OK, everyone…What were your key take-aways from the last two days?

AAA and American Express Case Studies

davidkligman.jpg

In contrast to Kevin from IBM, David Kligman from the California State Automobile Association (AAA), talked about an incremental project he implemented, which is a means of having a feedback string for its intranet newsletter aimed at 12,000 employees.

They’ve had over 5,000 feedback comments so far. It cost them about $3,500 in employee time in getting this project implemented.

David’s advice for Editors based on his experience:

  • Don’t make it anonymous
    • More value in discussion
    • Richer dialogue
    • Accountability
    • Other opportunities for anonymity (employee surveys)
  • Don’t leave questions hanging. Find someone who can answer.
  • Don’t let IT overcomplicate things.
    • Create easy sign-in process.
  • Monitor but don’t obsess.
    • Get your communications team involved.
  • Include sidebars with questions to prompt employee feedback
  • Let conversations run their course (even the critical ones)
  • Spread the word that it’s safe to say what you think (counsel executives.)
  • Send articles to execs as a heads up
    • Jump into conversation if needed
    • When responding, thank employees
    • Don’t be defensive
    • Don’t reprimand employees for speaking out

I think maybe what we’re looking at with the IBM presentation vs. some of the more grassroots tactics is that IBM is a huge, tech-oriented enterprise with lots of experience with online communities and tools. Best Buy suggested failing fast and learning from mistakes. I think that was the CDC approach, too.

Kit Thompson from American Express had a similar story.  They have a moderated discussion board. They didn’t have any budget assigned to this. They had someone with tech smarts on their team, who was able to cobble this together with existing tools.

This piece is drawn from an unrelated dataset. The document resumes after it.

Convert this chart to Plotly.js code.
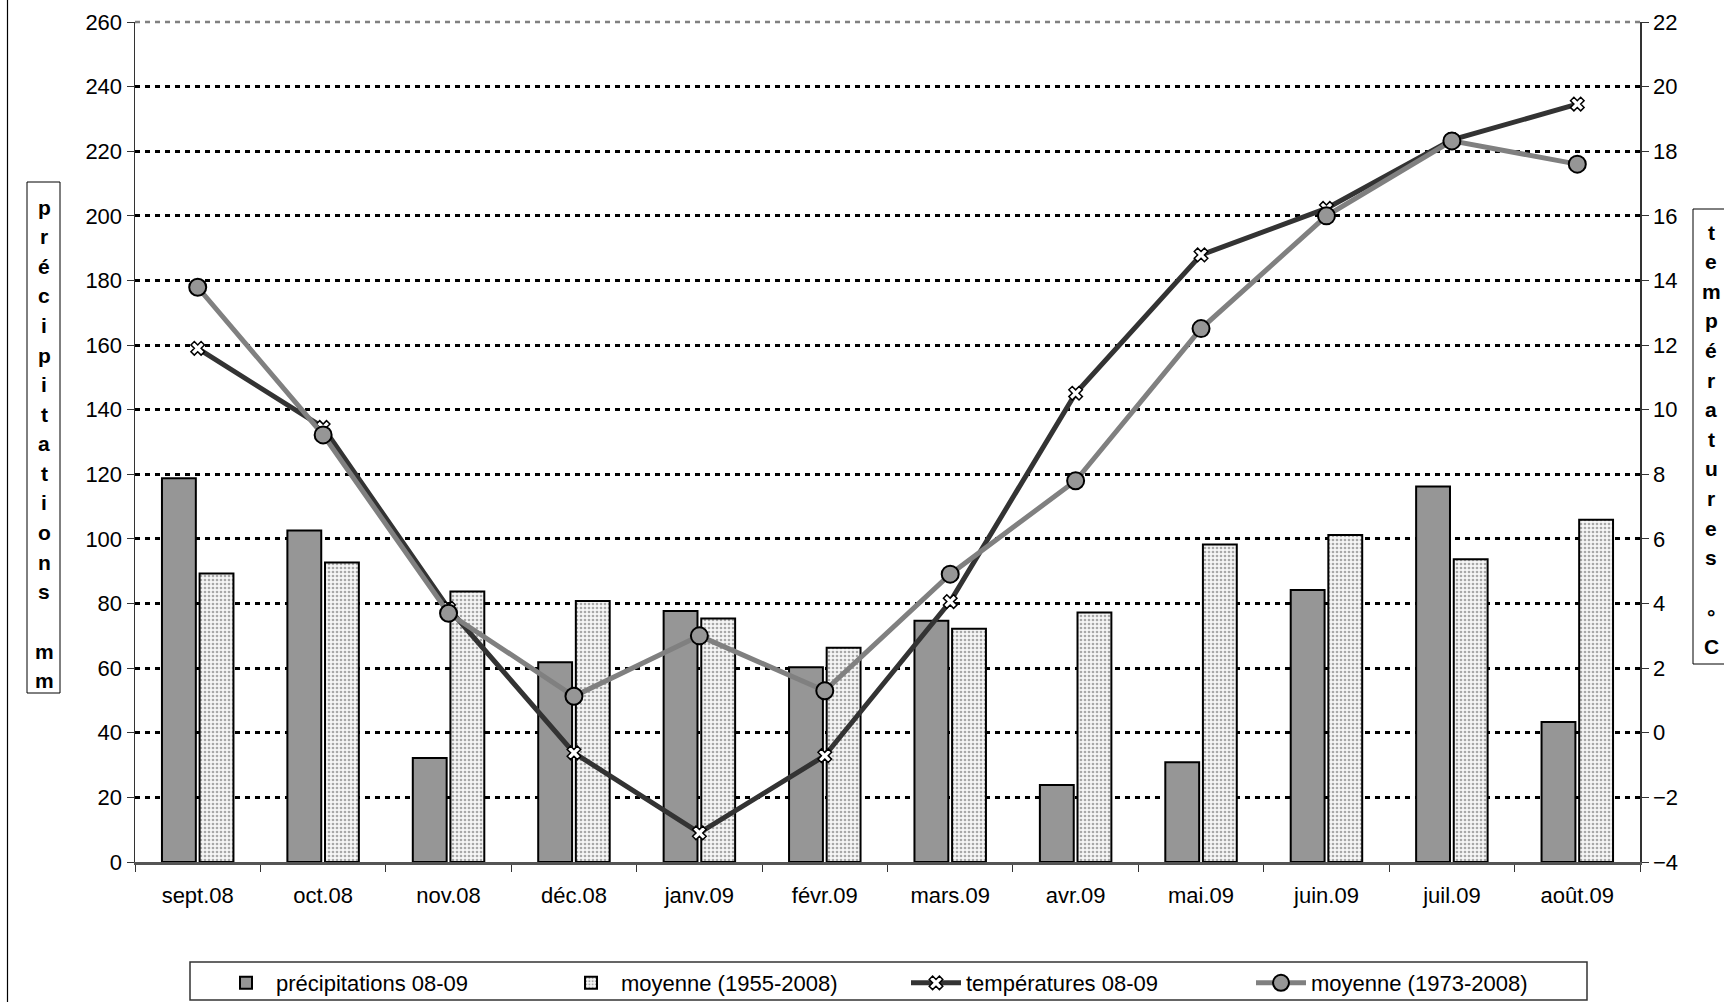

It’s like Zig Ziglar says, “If you wait for all the lights to be on green, you’ll never leave the driveway.” I think with an emphasis on having a complete enterprise solution to integrate everything you will load the project down with so much cost that it will be hard to prove success.

For most companies, I think it’s much better to go for small wins like AAA and American Express have. You can worry later about integrating everything later if necessary.  And if you’re an IBM with lots of experience with these tools, now may be the time to integrate.

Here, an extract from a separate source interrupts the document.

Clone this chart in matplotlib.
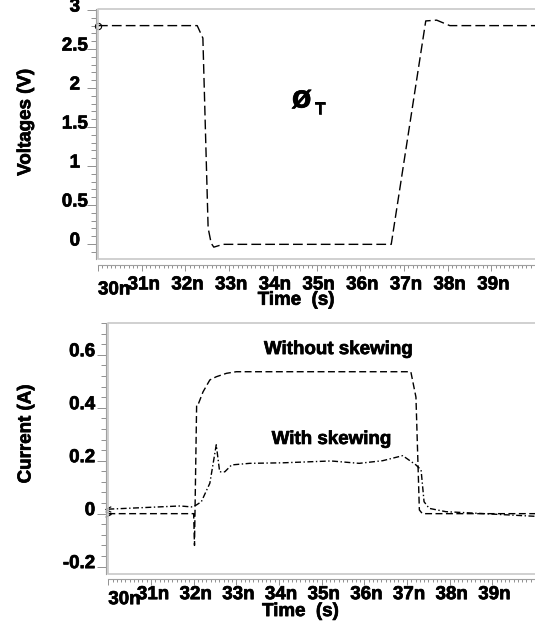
import matplotlib
matplotlib.use("Agg")
import matplotlib.pyplot as plt
import matplotlib.patheffects as pe
from matplotlib.ticker import FixedLocator, FixedFormatter, MultipleLocator
from matplotlib.transforms import ScaledTranslation

plt.rcParams['font.family'] = ['Liberation Sans', 'DejaVu Sans']
plt.rcParams['font.weight'] = 'bold'

# time axis (ns)
time_ticks = [30, 31, 32, 33, 34, 35, 36, 37, 38, 39]
time_labels = ['30n', '31n', '32n', '33n', '34n', '35n', '36n', '37n', '38n', '39n']

# phi_T voltage
t_phi = [30.0, 32.27, 32.4, 32.52, 32.59, 32.65, 32.86, 36.71, 37.5, 37.75, 38.05, 40.0]
v_phi = [2.8, 2.8, 2.64, 0.205, 0.01, -0.04, -0.004, -0.004, 2.86, 2.87, 2.8, 2.8]
v_ticks = [0, 0.5, 1, 1.5, 2, 2.5, 3]
v_labels = ['0', '0.5', '1', '1.5', '2', '2.5', '3']

# supply current without skewing
t_noskew = [30.0, 32.0, 32.02, 32.07, 32.1, 32.22, 32.38, 32.53, 32.77, 33.0,
            37.09, 37.21, 37.29, 37.36, 40.0]
i_noskew = [0.0, 0.0, -0.12, 0.41, 0.41, 0.46, 0.505, 0.517, 0.53, 0.536,
            0.536, 0.44, 0.014, 0.0, 0.0]

# supply current with skewing
t_skew = [30.0, 31.68, 31.99, 32.18, 32.38, 32.53, 32.61, 32.73, 32.89, 33.31,
          34.09, 35.22, 35.88, 36.43, 36.9, 37.21, 37.33, 37.4, 37.52, 37.91, 40.0]
i_skew = [0.017, 0.029, 0.025, 0.045, 0.115, 0.26, 0.158, 0.158, 0.184, 0.19,
          0.192, 0.199, 0.19, 0.2, 0.219, 0.184, 0.165, 0.045, 0.02, 0.0075, -0.01]
i_ticks = [-0.2, 0, 0.2, 0.4, 0.6]
i_labels = ['-0.2', '0', '0.2', '0.4', '0.6']

heavy = [pe.withStroke(linewidth=0.5, foreground='black')]

fig = plt.figure(figsize=(5.35, 6.22), dpi=100)
ax1 = fig.add_axes([98 / 535, 1 - 259 / 622, 437 / 535, 250 / 622])
ax2 = fig.add_axes([108.3 / 535, 1 - 573.5 / 622, 426.7 / 535, 250.5 / 622])

left_chevron = [(1, 1), (-1, 0), (1, -1)]
right_chevron = [(-1, 1), (1, 0), (-1, -1)]

ax1.plot(t_phi, v_phi, color='black', lw=1.0, dashes=(7, 3))
ax1.plot(t_phi[:1], v_phi[:1], marker='o', ms=4.5, mfc='none', mec='black',
         mew=0.8, clip_on=False)
ax1.set_ylim(-0.192, 3.013)

ax2.plot(t_noskew, i_noskew, color='black', lw=1.0, dashes=(5, 2.5))
ax2.plot(t_skew, i_skew, color='black', lw=1.0, dashes=(4.3, 1.8, 1, 1.8))
ax2.plot(t_noskew[:1], i_noskew[:1], marker=right_chevron, ms=4, mfc='none',
         mec='black', mew=0.8, clip_on=False)
ax2.plot(t_skew[:1], i_skew[:1], marker=left_chevron, ms=4, mfc='none',
         mec='black', mew=0.8, clip_on=False)
ax2.set_ylim(-0.226, 0.72)

setup = [
    (ax1, v_ticks, v_labels, 0.1, 4.5, 4.0, 'center', 8.4, 'Voltages (V)',
     (-0.146, 0.546), (0.453, -0.131)),
    (ax2, i_ticks, i_labels, 0.04, 3.6, 1.5, 'right', 1.2, 'Current (A)',
     (-0.173, 0.556), (0.45, -0.118)),
]

for ax, yt, yl, yminor, xoff, xpad, yha, ypad, ylab, ylc, xlc in setup:
    ax.set_xlim(30, 40)
    for side in ['top', 'right']:
        ax.spines[side].set_visible(False)
    ax.spines['left'].set_position(('outward', 1.8))
    ax.spines['bottom'].set_position(('outward', xoff))
    for side in ['left', 'bottom']:
        ax.spines[side].set_color('#a0a0a0')
        ax.spines[side].set_linewidth(0.8)
    # plot frame
    ax.plot([1, 0, 0, 1], [1, 1, 0, 0], transform=ax.transAxes,
            color='#c8c8c8', lw=1.2, clip_on=False)

    ax.xaxis.set_major_locator(FixedLocator(time_ticks))
    ax.xaxis.set_major_formatter(FixedFormatter(time_labels))
    ax.xaxis.set_minor_locator(MultipleLocator(0.1))
    ax.yaxis.set_major_locator(FixedLocator(yt))
    ax.yaxis.set_major_formatter(FixedFormatter(yl))
    ax.yaxis.set_minor_locator(MultipleLocator(yminor))

    ax.tick_params(which='both', direction='out', color='#909090', width=0.7)
    ax.tick_params(axis='x', which='major', length=4, pad=xpad, labelsize=13.5)
    ax.tick_params(axis='x', which='minor', length=2.3)
    ax.tick_params(axis='y', which='major', length=6.5, pad=ypad, labelsize=13.5)
    ax.tick_params(axis='y', which='minor', length=3.5)

    ax.set_ylabel(ylab, fontsize=13.5, fontweight='bold', path_effects=heavy)
    ax.yaxis.set_label_coords(*ylc)
    ax.set_xlabel('Time  (s)', fontsize=13.5, fontweight='bold', path_effects=heavy)
    ax.xaxis.set_label_coords(*xlc)

    up = ScaledTranslation(0, 5 / 100, fig.dpi_scale_trans)
    for tick in ax.yaxis.get_major_ticks():
        tick.label1.set_ha(yha)
        tick.label1.set_transform(tick.label1.get_transform() + up)
        tick.label1.set_path_effects(heavy)
    for k, tick in enumerate(ax.xaxis.get_major_ticks()):
        if k == 0:
            shift = ScaledTranslation(0, -5 / 100, fig.dpi_scale_trans)
            tick.label1.set_ha('left')
        else:
            shift = ScaledTranslation(2 / 100, 0, fig.dpi_scale_trans)
        tick.label1.set_transform(tick.label1.get_transform() + shift)
        tick.label1.set_path_effects(heavy)

ax1.text(0.466, 0.638, '\u00f8', transform=ax1.transAxes, fontsize=23,
         fontweight='bold', ha='center', va='center', path_effects=heavy)
ax1.text(0.508, 0.600, 'T', transform=ax1.transAxes, fontsize=12,
         fontweight='bold', ha='center', va='center', path_effects=heavy)

ax2.text(0.539, 0.894, 'Without skewing', transform=ax2.transAxes,
         fontsize=13.5, fontweight='bold', ha='center', va='center',
         path_effects=heavy)
ax2.text(0.523, 0.535, 'With skewing', transform=ax2.transAxes,
         fontsize=13.5, fontweight='bold', ha='center', va='center',
         path_effects=heavy)

fig.savefig('out.png', dpi=100)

Kevin Winterfield on IBM Social Networking

Kevin’s presentation is called Making IBM Small: How Social Networking Can Turn a Corporation Into A Community.

IBM is enabling the endeavor through Social Media. Every IBMer has a blog and can start a wiki instantly without asking anyone.

Projects form and morph. Teams couple and de-couple to serve clients. The organizing principle that brings employees together is no longer the enterprise, it’s the endeavor.

I got the sense that Kevin didn’t want too many details about what IBM is doing to be published to the world. So instead of going into those details of his demo, I’m going to publish instead his “9 suggestions for going social at work” as a separate post.

Chris Heuer Workshop on Tagging

Chris did an exercise on tagging, in which he had us all put post-it notes on our badges regarding three things we like to do. Then we circulated and looked for people with common interests.

He showed a video on tagging by Technorati, and also the popular tags on the photo sharing site, Flickr.

He also shared his del.icio.us tags for socialmedia.

Chris says people are tagging for their own purposes, so they can find things more easily later. It’s not primarily an altruistic endeavor. By tagging they can have a URL reside in multiple folders instead of just one.

The added benefit of saving things in this way and making the tags available publicly is it helps others, too.

Hearing Chis talk gave me an idea for another course I need to add to the SMUG curriculum. That will be part of the Core Curriculum, and will be called Social Media 106: Intro to Tagging.

Until I can get that written (or until Chris writes it for me as a visiting professor), these notes from his session will at least give an intro to the intro to tagging.